**Data block:**

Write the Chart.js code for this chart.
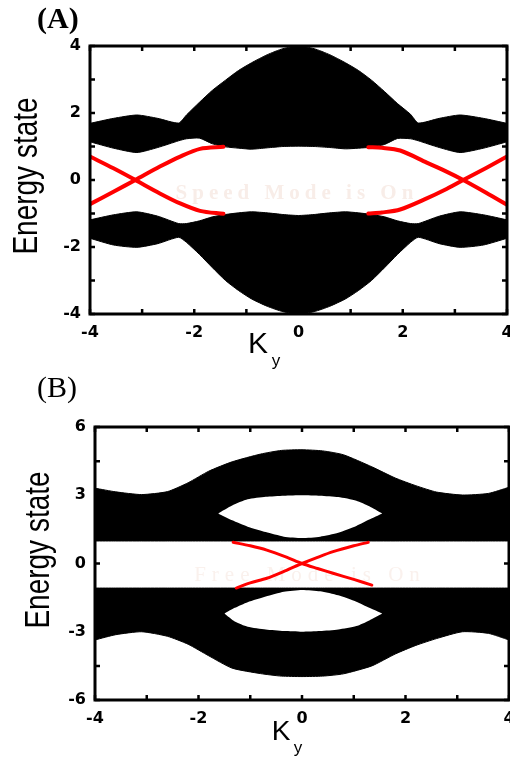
<!DOCTYPE html>
<html>
<head>
<meta charset="utf-8">
<script src="https://cdn.jsdelivr.net/npm/chart.js@4.4.1/dist/chart.umd.min.js"></script>
<style>
  html, body { margin: 0; padding: 0; background: #fff; }
  #wrap { position: relative; width: 510px; height: 757px; overflow: hidden; }
  canvas { position: absolute; left: 0; }
  #panelA { top: 0; }
  #panelB { top: 370px; }
</style>
</head>
<body>
<div id="wrap">
  <canvas id="panelA" width="510" height="375"></canvas>
  <canvas id="panelB" width="510" height="387"></canvas>
</div>
<script>
/* ---------- panel A : band edges ---------- */
const kxA = [-4, -3.55, -3.1, -2.7, -2.3, -2.15, -1.9, -1.65, -1.4, -1.15, -0.9, -0.6, -0.3, 0,
             0.3, 0.6, 0.9, 1.15, 1.4, 1.65, 1.9, 2.15, 2.3, 2.7, 3.1, 3.55, 4];
const upperTopA = [1.69, 1.84, 1.94, 1.84, 1.70, 1.94, 2.32, 2.68, 2.98, 3.27, 3.50, 3.74, 3.92, 4.00,
                   3.92, 3.74, 3.50, 3.27, 2.98, 2.64, 2.28, 1.96, 1.70, 1.84, 1.94, 1.84, 1.69];
const upperBotA = [1.14, 0.95, 0.82, 0.97, 1.17, 1.23, 1.25, 1.08, 0.99, 0.95, 0.92, 0.96, 1.00, 1.01,
                   1.00, 0.97, 0.93, 0.95, 0.98, 1.06, 1.24, 1.23, 1.17, 0.97, 0.82, 0.95, 1.14];
const lowerTopA = [-1.19, -1.04, -0.95, -1.08, -1.30, -1.30, -1.22, -1.10, -1.03, -0.98, -0.95, -0.98, -1.03, -1.06,
                   -1.03, -0.98, -0.95, -0.98, -1.03, -1.10, -1.22, -1.30, -1.30, -1.08, -0.95, -1.04, -1.19];
const lowerBotA = [-1.74, -1.94, -2.01, -1.90, -1.71, -1.86, -2.22, -2.62, -3.00, -3.30, -3.55, -3.77, -3.93, -4.00,
                   -3.93, -3.77, -3.55, -3.30, -3.00, -2.62, -2.22, -1.86, -1.71, -1.90, -2.01, -1.94, -1.74];

// edge states (red)
const edgeA1x = [-4, -3.55, -3.13, -2.66, -2.27, -1.89, -1.44];
const edgeA1y = [0.70, 0.35, 0, -0.40, -0.70, -0.92, -1.01];
const edgeA2x = [-4, -3.55, -3.13, -2.66, -2.27, -1.89, -1.44];
const edgeA2y = [-0.72, -0.35, 0, 0.40, 0.70, 0.93, 0.99];
const edgeA3x = [1.34, 1.6, 1.95, 2.46, 2.8, 3.16, 3.6, 4];
const edgeA3y = [0.98, 0.96, 0.88, 0.52, 0.28, 0, -0.38, -0.74];
const edgeA4x = [1.34, 1.6, 1.95, 2.46, 2.8, 3.16, 3.6, 4];
const edgeA4y = [-1.0, -0.97, -0.88, -0.55, -0.3, 0, 0.36, 0.70];

/* ---------- panel B : band edges ---------- */
const kxB = [-4, -3.6, -3.1, -2.6, -2.2, -1.8, -1.35, -0.8, -0.4, 0, 0.4, 0.8, 1.35, 1.8, 2.2, 2.6, 3.1, 3.6, 4];
const upperTopB = [3.31, 3.15, 3.03, 3.16, 3.55, 4.06, 4.47, 4.81, 4.97, 5.00, 4.95, 4.78, 4.25, 3.76, 3.42, 3.14, 3.01, 3.08, 3.35];
const upperBotB = [0.99, 0.99, 0.99, 0.99, 0.99, 0.99, 0.99, 0.99, 0.99, 0.99, 0.99, 0.99, 0.99, 0.99, 0.99, 0.99, 0.99, 0.99, 0.99];
const lowerTopB = [-1.08, -1.08, -1.08, -1.08, -1.08, -1.08, -1.08, -1.08, -1.08, -1.08, -1.08, -1.08, -1.08, -1.08, -1.08, -1.08, -1.08, -1.08, -1.08];
const lowerBotB = [-3.36, -3.13, -3.00, -3.20, -3.55, -4.06, -4.60, -4.84, -4.95, -4.97, -4.95, -4.85, -4.50, -3.98, -3.60, -3.30, -3.00, -3.07, -3.36];

// gaps inside the bulk bands
const holeUx = [-1.62, -1.35, -1.05, -0.7, -0.35, 0, 0.35, 0.7, 1.05, 1.3, 1.55];
const holeUtop = [2.20, 2.55, 2.82, 2.93, 2.98, 3.00, 2.98, 2.92, 2.76, 2.52, 2.20];
const holeUbot = [2.20, 1.90, 1.62, 1.38, 1.18, 1.12, 1.18, 1.35, 1.65, 1.93, 2.20];
const holeLx = [-1.5, -1.3, -1.05, -0.7, -0.35, 0, 0.35, 0.7, 1.05, 1.3, 1.55];
const holeLtop = [-2.20, -1.95, -1.70, -1.45, -1.24, -1.16, -1.22, -1.40, -1.68, -1.95, -2.20];
const holeLbot = [-2.20, -2.55, -2.78, -2.90, -2.97, -3.00, -2.97, -2.90, -2.75, -2.50, -2.20];

const edgeB1x = [-1.33, -1.0, -0.68, -0.3, 0, 0.3, 0.6, 1.0, 1.35];
const edgeB1y = [0.93, 0.78, 0.59, 0.28, 0, -0.22, -0.43, -0.70, -0.95];
const edgeB2x = [-1.27, -1.0, -0.68, -0.3, 0, 0.3, 0.6, 1.0, 1.28];
const edgeB2y = [-1.08, -0.85, -0.65, -0.30, 0, 0.27, 0.52, 0.78, 0.93];

/* ---------- ticks ---------- */
const xLabels = [-4, -2, 0, 2, 4];
const xMarks = [-4, -3, -2, -1, 0, 1, 2, 3, 4];
const yLabelsA = [-4, -2, 0, 2, 4];
const yMarksA = [-4, -3, -2, -1, 0, 1, 2, 3, 4];
const yLabelsB = [-6, -3, 0, 3, 6];
const yMarksB = [-6, -4.5, -3, -1.5, 0, 1.5, 3, 4.5, 6];

Chart.defaults.color = '#000';
Chart.defaults.font.family = 'DejaVu Sans';

function pts(xs, ys) {
  return xs.map((x, i) => ({ x: x, y: ys[i] }));
}

// filled region between two edges; the first set fills down to the next one
function region(xs, top, bot, color, order) {
  return [
    { data: pts(xs, top), fill: '+1', backgroundColor: color, borderColor: color,
      borderWidth: color === '#000' ? 1 : 0, order: order, tension: 0.2 },
    { data: pts(xs, bot), fill: false, borderColor: color,
      borderWidth: color === '#000' ? 1 : 0, order: order, tension: 0.2 }
  ];
}

function edge(xs, ys, w) {
  return { data: pts(xs, ys), fill: false, borderColor: '#ff0000', borderWidth: w,
           order: 0, tension: 0.3, borderCapStyle: 'round' };
}

// frame and inward tick marks on all four sides
const framePlugin = {
  id: 'frame',
  afterDatasetsDraw(chart, args, o) {
    const ctx = chart.ctx, a = chart.chartArea;
    const sx = chart.scales.x, sy = chart.scales.y;
    ctx.save();
    ctx.strokeStyle = '#000';
    ctx.lineWidth = 2.5;
    ctx.beginPath();
    o.xMarks.forEach(v => {
      const p = sx.getPixelForValue(v);
      ctx.moveTo(p, a.bottom); ctx.lineTo(p, a.bottom - 5);
      ctx.moveTo(p, a.top); ctx.lineTo(p, a.top + 5);
    });
    o.yMarks.forEach(v => {
      const p = sy.getPixelForValue(v);
      ctx.moveTo(a.left, p); ctx.lineTo(a.left + 5, p);
      ctx.moveTo(a.right, p); ctx.lineTo(a.right - 5, p);
    });
    ctx.stroke();
    ctx.lineWidth = 3;
    ctx.strokeRect(a.left, a.top, a.right - a.left, a.bottom - a.top);
    ctx.restore();
  }
};

// panel tag, axis titles and the faint overlay text
const captionPlugin = {
  id: 'captions',
  beforeDatasetsDraw(chart, args, o) {
    const ctx = chart.ctx;
    ctx.save();
    ctx.fillStyle = o.markColor;
    ctx.font = o.markFont;
    ctx.letterSpacing = o.markSpacing;
    ctx.textAlign = 'center';
    ctx.textBaseline = 'middle';
    ctx.fillText(o.mark, o.markAt[0], o.markAt[1]);
    ctx.restore();
  },
  afterDraw(chart, args, o) {
    const ctx = chart.ctx;
    ctx.save();
    ctx.fillStyle = '#000';
    ctx.textBaseline = 'middle';

    ctx.font = o.tagFont;
    ctx.textAlign = 'left';
    ctx.fillText(o.tag, o.tagAt[0], o.tagAt[1]);

    ctx.save();
    ctx.translate(o.yTitleAt[0], o.yTitleAt[1]);
    ctx.rotate(-Math.PI / 2);
    ctx.scale(1, 1.22);
    ctx.font = '28px "Liberation Sans", Arial, sans-serif';
    ctx.textAlign = 'center';
    ctx.fillText('Energy state', 0, 0);
    ctx.restore();

    ctx.textAlign = 'center';
    ctx.font = o.kFont;
    ctx.fillText('K', o.kAt[0], o.kAt[1]);
    ctx.font = '17px "Liberation Sans", Arial, sans-serif';
    ctx.fillText('y', o.subAt[0], o.subAt[1]);
    ctx.restore();
  }
};

function makePanel(id, opt) {
  const tickFont = { family: 'DejaVu Sans', size: 16, weight: 'bold' };
  return new Chart(document.getElementById(id), {
    type: 'scatter',
    data: { datasets: opt.datasets },
    options: {
      responsive: false,
      animation: false,
      events: [],
      showLine: true,
      elements: { point: { radius: 0 } },
      layout: { padding: opt.padding },
      plugins: {
        legend: { display: false },
        tooltip: { enabled: false },
        frame: { xMarks: xMarks, yMarks: opt.yMarks },
        captions: opt.captions
      },
      scales: {
        x: {
          type: 'linear', min: -4, max: 4,
          grid: { display: false, drawTicks: false, tickLength: 0 },
          border: { display: false },
          ticks: { font: tickFont, padding: 9, autoSkip: false, maxRotation: 0, color: '#000' },
          afterBuildTicks: s => { s.ticks = xLabels.map(v => ({ value: v })); },
          afterFit: s => { s.height = opt.xHeight; s.paddingLeft = 0; s.paddingRight = 0; }
        },
        y: {
          type: 'linear', min: opt.yMin, max: opt.yMax,
          grid: { display: false, drawTicks: false, tickLength: 0 },
          border: { display: false },
          ticks: { font: tickFont, padding: 9, autoSkip: false, color: '#000' },
          afterBuildTicks: s => { s.ticks = opt.yLabels.map(v => ({ value: v })); },
          afterFit: s => { s.width = opt.yWidth; }
        }
      }
    },
    plugins: [framePlugin, captionPlugin]
  });
}

makePanel('panelA', {
  yMin: -4, yMax: 4, yLabels: yLabelsA, yMarks: yMarksA,
  padding: { top: 46, right: 3, left: 0, bottom: 0 },
  xHeight: 61, yWidth: 90,
  datasets: [
    edge(edgeA1x, edgeA1y, 4),
    edge(edgeA2x, edgeA2y, 4),
    edge(edgeA3x, edgeA3y, 4),
    edge(edgeA4x, edgeA4y, 4),
    ...region(kxA, upperTopA, upperBotA, '#000', 2),
    ...region(kxA, lowerTopA, lowerBotA, '#000', 2)
  ],
  captions: {
    tag: '(A)', tagAt: [37, 20], tagFont: 'bold 30px "Liberation Serif", serif',
    yTitleAt: [28, 176],
    kFont: '30px "Liberation Sans", Arial, sans-serif', kAt: [258, 345], subAt: [276, 361],
    mark: 'Speed Mode is On', markAt: [297, 194], markSpacing: '5px',
    markFont: 'bold 21px "Liberation Serif", serif', markColor: '#f8ede8'
  }
});

makePanel('panelB', {
  yMin: -6, yMax: 6, yLabels: yLabelsB, yMarks: yMarksB,
  padding: { top: 57, right: 1, left: 0, bottom: 0 },
  xHeight: 57, yWidth: 95,
  datasets: [
    edge(edgeB1x, edgeB1y, 3),
    edge(edgeB2x, edgeB2y, 3),
    ...region(holeUx, holeUtop, holeUbot, '#fff', 1),
    ...region(holeLx, holeLtop, holeLbot, '#fff', 1),
    ...region(kxB, upperTopB, upperBotB, '#000', 2),
    ...region(kxB, lowerTopB, lowerBotB, '#000', 2)
  ],
  captions: {
    tag: '(B)', tagAt: [37, 19], tagFont: '30px "Liberation Serif", serif',
    yTitleAt: [40, 180],
    kFont: '28px "Liberation Sans", Arial, sans-serif', kAt: [281, 362], subAt: [298, 378],
    mark: 'Free Mode is On', markAt: [310, 205], markSpacing: '6px',
    markFont: '21px "Liberation Serif", serif', markColor: '#faf1ed'
  }
});
</script>
</body>
</html>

**Set problem:**
Copy exactly the lines running from the beginning of the listing through the line that has "-2.01, -1.94, -1.74];". Drop the pictures.

**Problem solution:**
Write the Chart.js code for this chart.
<!DOCTYPE html>
<html>
<head>
<meta charset="utf-8">
<script src="https://cdn.jsdelivr.net/npm/chart.js@4.4.1/dist/chart.umd.min.js"></script>
<style>
  html, body { margin: 0; padding: 0; background: #fff; }
  #wrap { position: relative; width: 510px; height: 757px; overflow: hidden; }
  canvas { position: absolute; left: 0; }
  #panelA { top: 0; }
  #panelB { top: 370px; }
</style>
</head>
<body>
<div id="wrap">
  <canvas id="panelA" width="510" height="375"></canvas>
  <canvas id="panelB" width="510" height="387"></canvas>
</div>
<script>
/* ---------- panel A : band edges ---------- */
const kxA = [-4, -3.55, -3.1, -2.7, -2.3, -2.15, -1.9, -1.65, -1.4, -1.15, -0.9, -0.6, -0.3, 0,
             0.3, 0.6, 0.9, 1.15, 1.4, 1.65, 1.9, 2.15, 2.3, 2.7, 3.1, 3.55, 4];
const upperTopA = [1.69, 1.84, 1.94, 1.84, 1.70, 1.94, 2.32, 2.68, 2.98, 3.27, 3.50, 3.74, 3.92, 4.00,
                   3.92, 3.74, 3.50, 3.27, 2.98, 2.64, 2.28, 1.96, 1.70, 1.84, 1.94, 1.84, 1.69];
const upperBotA = [1.14, 0.95, 0.82, 0.97, 1.17, 1.23, 1.25, 1.08, 0.99, 0.95, 0.92, 0.96, 1.00, 1.01,
                   1.00, 0.97, 0.93, 0.95, 0.98, 1.06, 1.24, 1.23, 1.17, 0.97, 0.82, 0.95, 1.14];
const lowerTopA = [-1.19, -1.04, -0.95, -1.08, -1.30, -1.30, -1.22, -1.10, -1.03, -0.98, -0.95, -0.98, -1.03, -1.06,
                   -1.03, -0.98, -0.95, -0.98, -1.03, -1.10, -1.22, -1.30, -1.30, -1.08, -0.95, -1.04, -1.19];
const lowerBotA = [-1.74, -1.94, -2.01, -1.90, -1.71, -1.86, -2.22, -2.62, -3.00, -3.30, -3.55, -3.77, -3.93, -4.00,
                   -3.93, -3.77, -3.55, -3.30, -3.00, -2.62, -2.22, -1.86, -1.71, -1.90, -2.01, -1.94, -1.74];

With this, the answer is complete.